WHAT YOU NEED TO DO |
Examine each line of the data. Copy those that contain the string "Give".

Dataset records |
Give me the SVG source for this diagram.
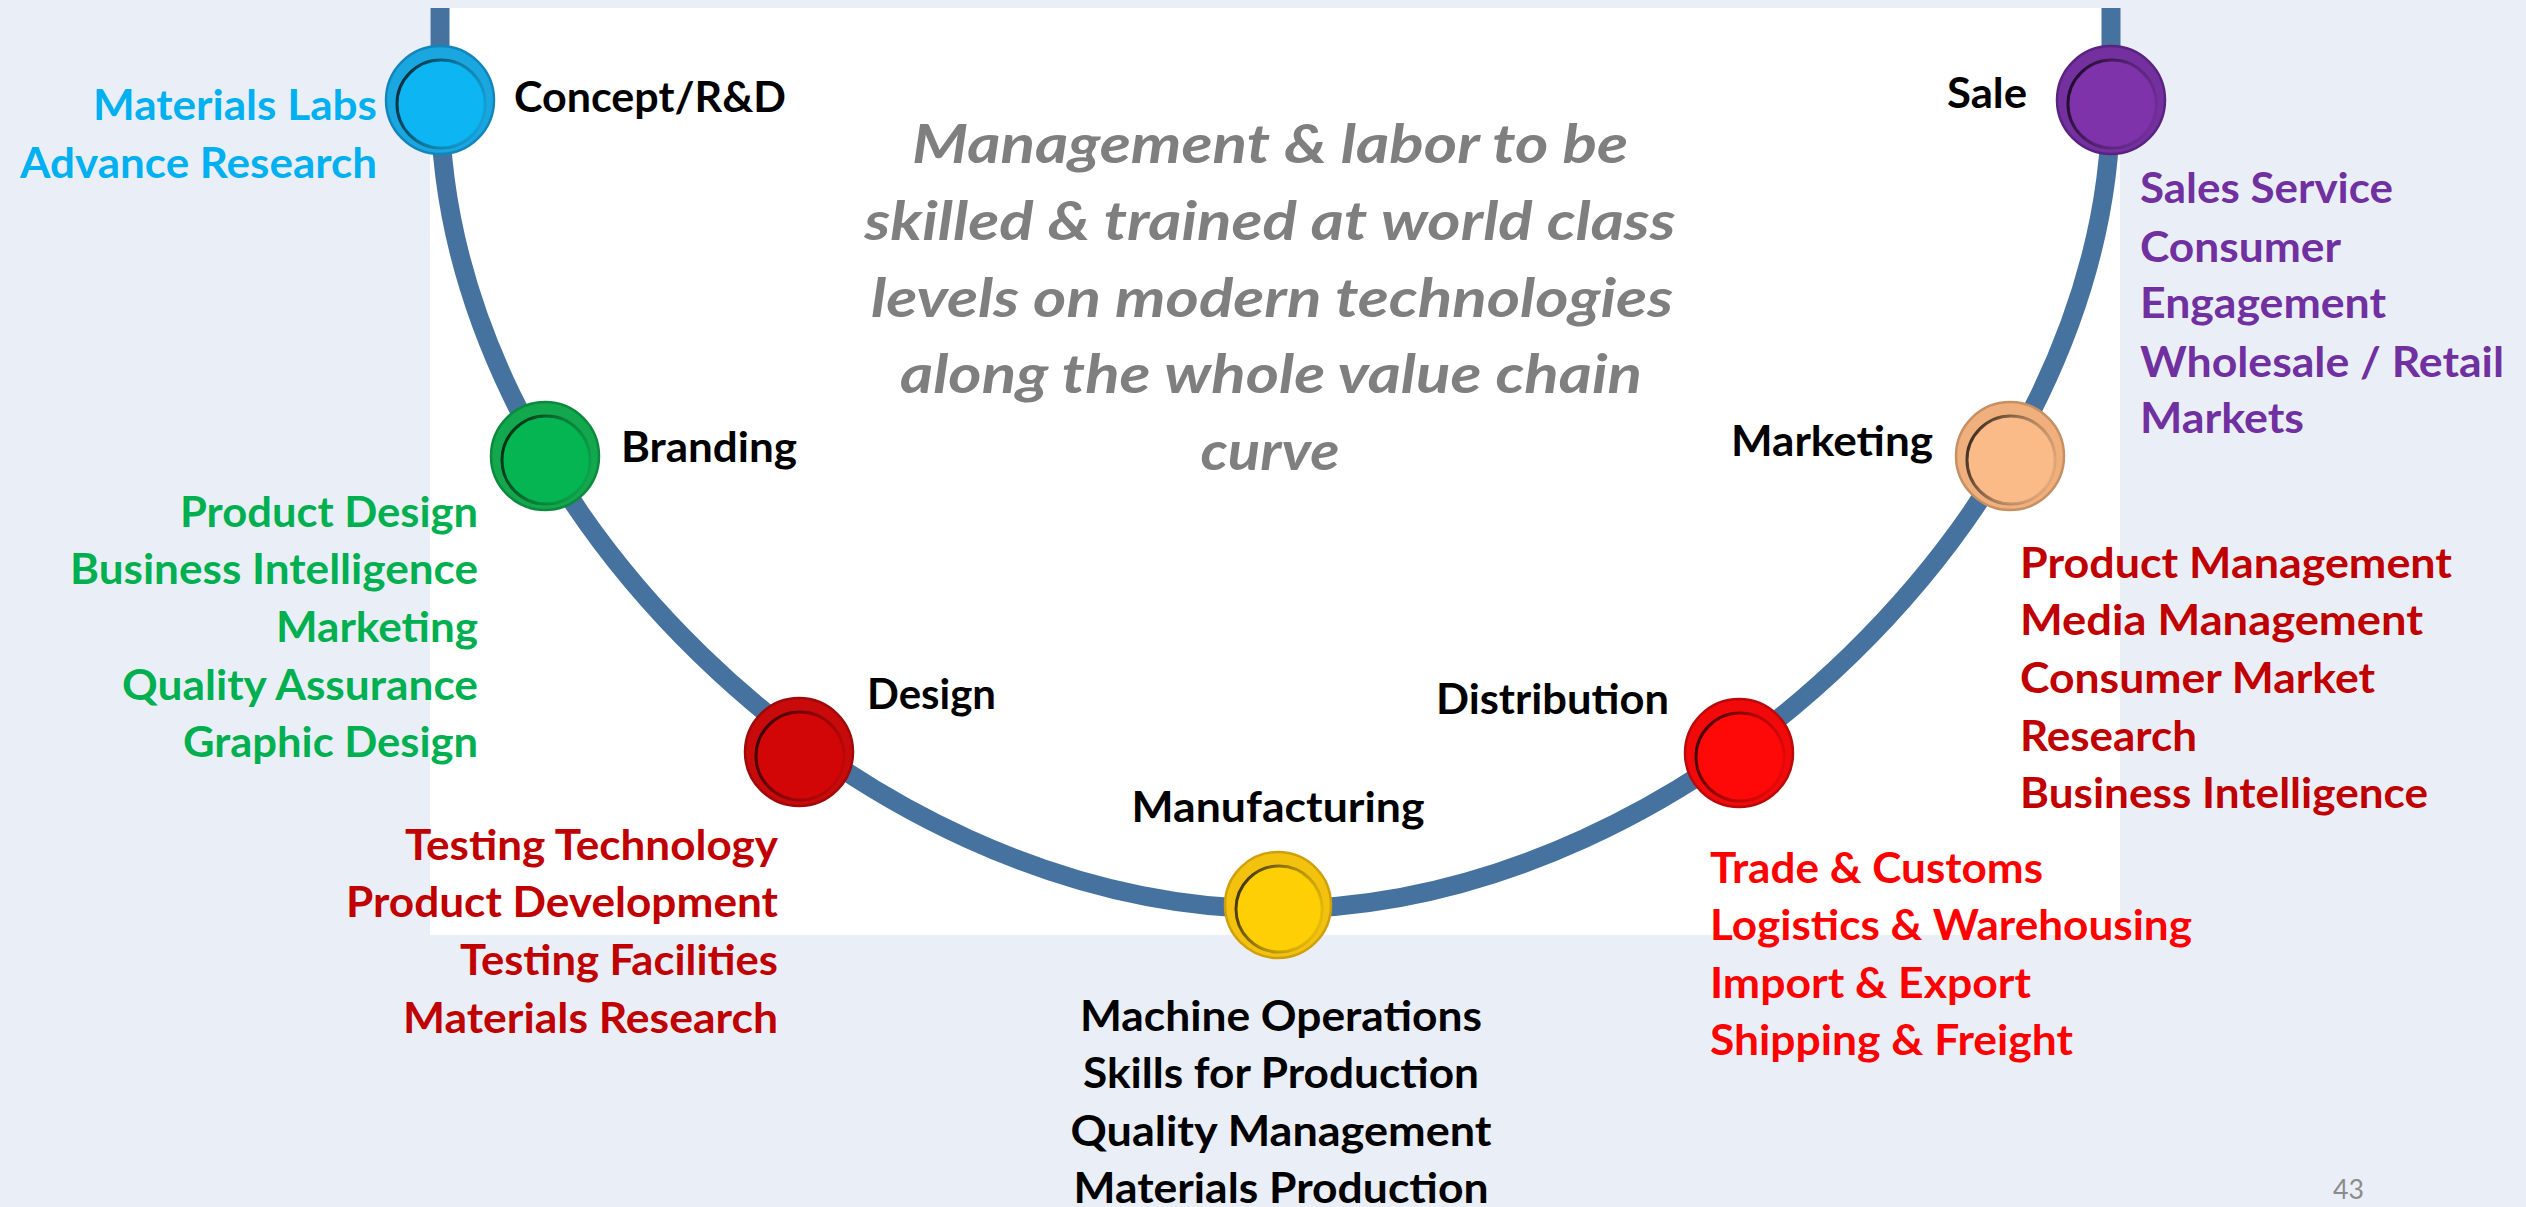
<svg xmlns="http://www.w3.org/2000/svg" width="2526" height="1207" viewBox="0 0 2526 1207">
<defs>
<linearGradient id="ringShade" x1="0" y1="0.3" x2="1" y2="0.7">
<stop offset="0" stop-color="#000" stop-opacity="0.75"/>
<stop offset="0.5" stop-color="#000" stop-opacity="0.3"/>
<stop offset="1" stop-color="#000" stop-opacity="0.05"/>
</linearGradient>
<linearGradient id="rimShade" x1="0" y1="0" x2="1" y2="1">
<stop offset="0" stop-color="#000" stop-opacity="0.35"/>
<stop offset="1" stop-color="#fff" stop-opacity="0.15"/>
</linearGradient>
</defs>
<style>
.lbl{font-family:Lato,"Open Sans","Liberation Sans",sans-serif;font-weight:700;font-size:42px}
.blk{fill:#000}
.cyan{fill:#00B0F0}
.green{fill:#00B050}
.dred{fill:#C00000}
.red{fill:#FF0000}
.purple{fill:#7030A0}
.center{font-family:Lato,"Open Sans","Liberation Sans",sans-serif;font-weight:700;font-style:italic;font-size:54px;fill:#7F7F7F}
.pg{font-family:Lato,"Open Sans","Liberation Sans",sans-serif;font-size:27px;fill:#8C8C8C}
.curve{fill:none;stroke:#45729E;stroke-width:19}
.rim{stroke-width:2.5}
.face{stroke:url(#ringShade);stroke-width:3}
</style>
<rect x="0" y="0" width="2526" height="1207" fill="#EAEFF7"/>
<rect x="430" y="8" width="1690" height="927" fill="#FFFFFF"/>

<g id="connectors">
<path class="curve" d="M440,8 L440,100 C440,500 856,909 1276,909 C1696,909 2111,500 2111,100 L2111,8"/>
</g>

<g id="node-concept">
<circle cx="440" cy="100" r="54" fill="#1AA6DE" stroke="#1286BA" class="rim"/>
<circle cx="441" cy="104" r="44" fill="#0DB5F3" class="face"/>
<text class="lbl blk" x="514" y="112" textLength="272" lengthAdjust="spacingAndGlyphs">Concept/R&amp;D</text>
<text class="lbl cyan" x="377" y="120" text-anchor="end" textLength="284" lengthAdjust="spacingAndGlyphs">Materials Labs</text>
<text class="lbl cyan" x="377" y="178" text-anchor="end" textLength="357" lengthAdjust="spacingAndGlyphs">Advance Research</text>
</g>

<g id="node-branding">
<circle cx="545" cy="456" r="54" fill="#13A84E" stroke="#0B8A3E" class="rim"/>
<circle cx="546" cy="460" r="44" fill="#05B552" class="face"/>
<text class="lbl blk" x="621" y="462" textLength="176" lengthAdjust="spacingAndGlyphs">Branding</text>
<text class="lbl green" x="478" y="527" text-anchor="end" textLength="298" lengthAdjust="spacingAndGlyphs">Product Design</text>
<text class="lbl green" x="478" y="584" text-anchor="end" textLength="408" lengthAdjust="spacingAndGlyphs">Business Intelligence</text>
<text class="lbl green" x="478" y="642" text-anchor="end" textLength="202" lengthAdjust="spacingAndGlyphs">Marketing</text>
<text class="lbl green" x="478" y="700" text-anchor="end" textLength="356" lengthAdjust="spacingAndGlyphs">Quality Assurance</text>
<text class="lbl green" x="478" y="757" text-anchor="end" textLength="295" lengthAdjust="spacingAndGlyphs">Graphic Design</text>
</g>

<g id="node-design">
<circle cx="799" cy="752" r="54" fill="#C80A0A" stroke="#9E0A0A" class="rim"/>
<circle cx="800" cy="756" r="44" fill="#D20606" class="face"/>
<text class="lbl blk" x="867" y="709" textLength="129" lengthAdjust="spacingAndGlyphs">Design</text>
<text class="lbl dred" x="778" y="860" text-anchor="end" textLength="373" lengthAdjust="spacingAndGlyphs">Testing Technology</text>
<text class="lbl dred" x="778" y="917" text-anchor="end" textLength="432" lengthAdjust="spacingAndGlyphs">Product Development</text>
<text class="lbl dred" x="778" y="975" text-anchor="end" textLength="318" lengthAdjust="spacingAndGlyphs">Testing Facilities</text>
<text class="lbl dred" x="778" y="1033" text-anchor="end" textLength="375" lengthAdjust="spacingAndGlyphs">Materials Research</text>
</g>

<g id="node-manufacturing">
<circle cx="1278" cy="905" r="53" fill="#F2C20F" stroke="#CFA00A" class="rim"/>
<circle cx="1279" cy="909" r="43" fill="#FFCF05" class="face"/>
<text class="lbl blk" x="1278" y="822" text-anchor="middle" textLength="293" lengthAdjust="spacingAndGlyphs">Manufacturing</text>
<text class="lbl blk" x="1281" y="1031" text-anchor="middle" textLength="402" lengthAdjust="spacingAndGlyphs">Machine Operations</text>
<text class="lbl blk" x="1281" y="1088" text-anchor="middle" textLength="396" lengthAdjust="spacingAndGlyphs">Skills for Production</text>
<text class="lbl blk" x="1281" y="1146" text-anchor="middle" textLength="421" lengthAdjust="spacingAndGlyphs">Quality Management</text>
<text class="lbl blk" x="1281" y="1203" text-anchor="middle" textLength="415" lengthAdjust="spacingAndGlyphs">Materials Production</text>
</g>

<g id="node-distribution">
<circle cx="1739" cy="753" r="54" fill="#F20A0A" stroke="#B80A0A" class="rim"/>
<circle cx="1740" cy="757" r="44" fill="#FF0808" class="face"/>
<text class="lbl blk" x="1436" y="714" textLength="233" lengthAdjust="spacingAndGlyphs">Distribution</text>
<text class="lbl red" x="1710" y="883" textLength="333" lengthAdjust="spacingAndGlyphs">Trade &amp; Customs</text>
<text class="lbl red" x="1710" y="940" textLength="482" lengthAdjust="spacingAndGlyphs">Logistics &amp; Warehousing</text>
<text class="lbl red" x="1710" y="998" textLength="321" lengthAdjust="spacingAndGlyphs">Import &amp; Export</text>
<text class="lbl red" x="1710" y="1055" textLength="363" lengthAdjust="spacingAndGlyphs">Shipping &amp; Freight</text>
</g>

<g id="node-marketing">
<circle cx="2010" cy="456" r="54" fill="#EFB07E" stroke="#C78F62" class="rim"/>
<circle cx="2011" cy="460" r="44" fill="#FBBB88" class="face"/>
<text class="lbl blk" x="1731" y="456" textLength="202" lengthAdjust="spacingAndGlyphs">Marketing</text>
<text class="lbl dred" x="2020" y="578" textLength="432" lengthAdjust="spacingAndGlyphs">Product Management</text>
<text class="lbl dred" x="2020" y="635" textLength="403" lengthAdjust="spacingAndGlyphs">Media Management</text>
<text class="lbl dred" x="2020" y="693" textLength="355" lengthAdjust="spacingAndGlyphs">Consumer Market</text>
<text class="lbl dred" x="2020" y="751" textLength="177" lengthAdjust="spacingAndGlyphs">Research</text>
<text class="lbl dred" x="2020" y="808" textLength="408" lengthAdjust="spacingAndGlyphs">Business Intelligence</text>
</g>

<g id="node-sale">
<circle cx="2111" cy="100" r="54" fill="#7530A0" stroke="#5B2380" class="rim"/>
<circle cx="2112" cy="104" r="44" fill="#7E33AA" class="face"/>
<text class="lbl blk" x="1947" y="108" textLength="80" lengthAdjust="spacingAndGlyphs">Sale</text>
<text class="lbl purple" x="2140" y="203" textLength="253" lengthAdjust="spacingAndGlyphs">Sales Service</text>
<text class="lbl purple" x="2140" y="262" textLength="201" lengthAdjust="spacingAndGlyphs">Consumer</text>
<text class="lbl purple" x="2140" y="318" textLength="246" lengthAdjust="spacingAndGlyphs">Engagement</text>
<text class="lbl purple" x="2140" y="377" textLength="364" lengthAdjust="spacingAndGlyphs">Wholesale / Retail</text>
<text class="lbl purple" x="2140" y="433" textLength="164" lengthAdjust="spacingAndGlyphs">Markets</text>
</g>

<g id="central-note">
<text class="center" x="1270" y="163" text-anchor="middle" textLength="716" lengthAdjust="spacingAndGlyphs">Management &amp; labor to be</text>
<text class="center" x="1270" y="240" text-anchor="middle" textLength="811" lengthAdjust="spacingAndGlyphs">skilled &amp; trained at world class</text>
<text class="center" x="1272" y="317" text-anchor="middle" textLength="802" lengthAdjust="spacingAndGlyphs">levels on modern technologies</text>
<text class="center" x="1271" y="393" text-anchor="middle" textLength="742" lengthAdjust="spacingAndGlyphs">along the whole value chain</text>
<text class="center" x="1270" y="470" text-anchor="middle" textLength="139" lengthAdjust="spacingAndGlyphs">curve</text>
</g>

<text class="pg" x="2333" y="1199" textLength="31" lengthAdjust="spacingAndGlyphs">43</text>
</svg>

---

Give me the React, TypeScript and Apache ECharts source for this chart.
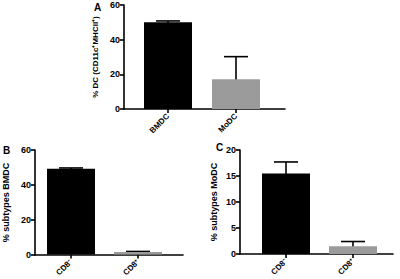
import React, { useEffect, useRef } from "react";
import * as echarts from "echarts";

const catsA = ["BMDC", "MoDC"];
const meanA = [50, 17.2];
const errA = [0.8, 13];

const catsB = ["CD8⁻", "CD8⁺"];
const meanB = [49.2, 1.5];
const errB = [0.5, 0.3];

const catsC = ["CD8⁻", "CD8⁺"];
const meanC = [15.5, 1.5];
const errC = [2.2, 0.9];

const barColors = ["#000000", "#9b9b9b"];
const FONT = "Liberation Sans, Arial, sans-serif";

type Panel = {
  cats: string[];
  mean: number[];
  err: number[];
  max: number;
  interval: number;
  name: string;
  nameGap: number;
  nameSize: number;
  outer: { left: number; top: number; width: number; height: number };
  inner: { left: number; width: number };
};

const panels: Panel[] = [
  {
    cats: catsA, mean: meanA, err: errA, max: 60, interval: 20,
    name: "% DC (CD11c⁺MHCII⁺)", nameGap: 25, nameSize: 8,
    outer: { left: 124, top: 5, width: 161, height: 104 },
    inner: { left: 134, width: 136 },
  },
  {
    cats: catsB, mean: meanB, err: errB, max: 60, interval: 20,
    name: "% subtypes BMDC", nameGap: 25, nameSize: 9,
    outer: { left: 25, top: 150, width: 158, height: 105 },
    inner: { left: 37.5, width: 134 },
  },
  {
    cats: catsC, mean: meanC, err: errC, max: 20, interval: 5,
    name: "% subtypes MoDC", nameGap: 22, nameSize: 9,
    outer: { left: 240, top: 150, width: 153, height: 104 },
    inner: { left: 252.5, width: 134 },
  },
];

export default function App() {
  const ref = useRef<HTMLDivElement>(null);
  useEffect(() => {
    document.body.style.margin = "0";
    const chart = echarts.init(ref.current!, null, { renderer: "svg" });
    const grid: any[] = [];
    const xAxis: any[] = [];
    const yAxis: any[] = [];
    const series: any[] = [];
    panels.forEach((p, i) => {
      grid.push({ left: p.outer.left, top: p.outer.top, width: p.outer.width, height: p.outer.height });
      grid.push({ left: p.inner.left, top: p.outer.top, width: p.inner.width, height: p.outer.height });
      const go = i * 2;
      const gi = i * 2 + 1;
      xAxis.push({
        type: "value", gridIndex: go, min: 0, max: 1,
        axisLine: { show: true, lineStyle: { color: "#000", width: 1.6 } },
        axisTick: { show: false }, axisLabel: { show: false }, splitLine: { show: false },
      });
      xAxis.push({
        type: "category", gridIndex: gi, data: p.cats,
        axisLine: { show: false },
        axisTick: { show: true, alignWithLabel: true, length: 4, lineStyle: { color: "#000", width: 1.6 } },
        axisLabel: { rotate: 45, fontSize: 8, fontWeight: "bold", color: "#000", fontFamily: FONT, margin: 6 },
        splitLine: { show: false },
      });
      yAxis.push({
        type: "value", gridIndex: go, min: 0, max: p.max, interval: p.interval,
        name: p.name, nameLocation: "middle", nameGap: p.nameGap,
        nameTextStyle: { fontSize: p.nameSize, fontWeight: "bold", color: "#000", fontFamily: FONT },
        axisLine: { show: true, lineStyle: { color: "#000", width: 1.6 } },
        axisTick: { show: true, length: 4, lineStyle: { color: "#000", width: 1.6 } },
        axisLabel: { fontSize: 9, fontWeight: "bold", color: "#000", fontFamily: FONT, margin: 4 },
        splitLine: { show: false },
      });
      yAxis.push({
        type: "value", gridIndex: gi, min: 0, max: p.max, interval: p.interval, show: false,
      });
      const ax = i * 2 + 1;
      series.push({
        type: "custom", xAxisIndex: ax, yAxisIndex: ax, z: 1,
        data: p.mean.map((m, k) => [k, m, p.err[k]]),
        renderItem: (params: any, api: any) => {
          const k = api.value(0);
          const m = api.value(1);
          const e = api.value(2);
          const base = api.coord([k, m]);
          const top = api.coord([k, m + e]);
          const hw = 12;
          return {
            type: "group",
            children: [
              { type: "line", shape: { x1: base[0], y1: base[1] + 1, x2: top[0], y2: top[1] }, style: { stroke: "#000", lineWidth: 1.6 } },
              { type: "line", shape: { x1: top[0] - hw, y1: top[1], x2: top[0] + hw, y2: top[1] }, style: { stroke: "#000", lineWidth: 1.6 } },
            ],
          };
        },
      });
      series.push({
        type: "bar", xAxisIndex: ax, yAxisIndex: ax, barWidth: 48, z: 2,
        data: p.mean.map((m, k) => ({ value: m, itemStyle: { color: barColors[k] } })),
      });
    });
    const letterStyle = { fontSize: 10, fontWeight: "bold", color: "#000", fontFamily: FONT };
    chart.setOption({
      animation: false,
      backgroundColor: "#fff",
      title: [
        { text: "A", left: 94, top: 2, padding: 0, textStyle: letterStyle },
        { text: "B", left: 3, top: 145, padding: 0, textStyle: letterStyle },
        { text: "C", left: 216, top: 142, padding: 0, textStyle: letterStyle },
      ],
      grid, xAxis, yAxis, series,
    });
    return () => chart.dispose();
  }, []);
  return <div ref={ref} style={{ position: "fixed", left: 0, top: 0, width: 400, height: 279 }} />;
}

THE COMPLETED TASK |
Give me the SVG source for this diagram.
Give me the React, TypeScript and Apache ECharts source for this chart.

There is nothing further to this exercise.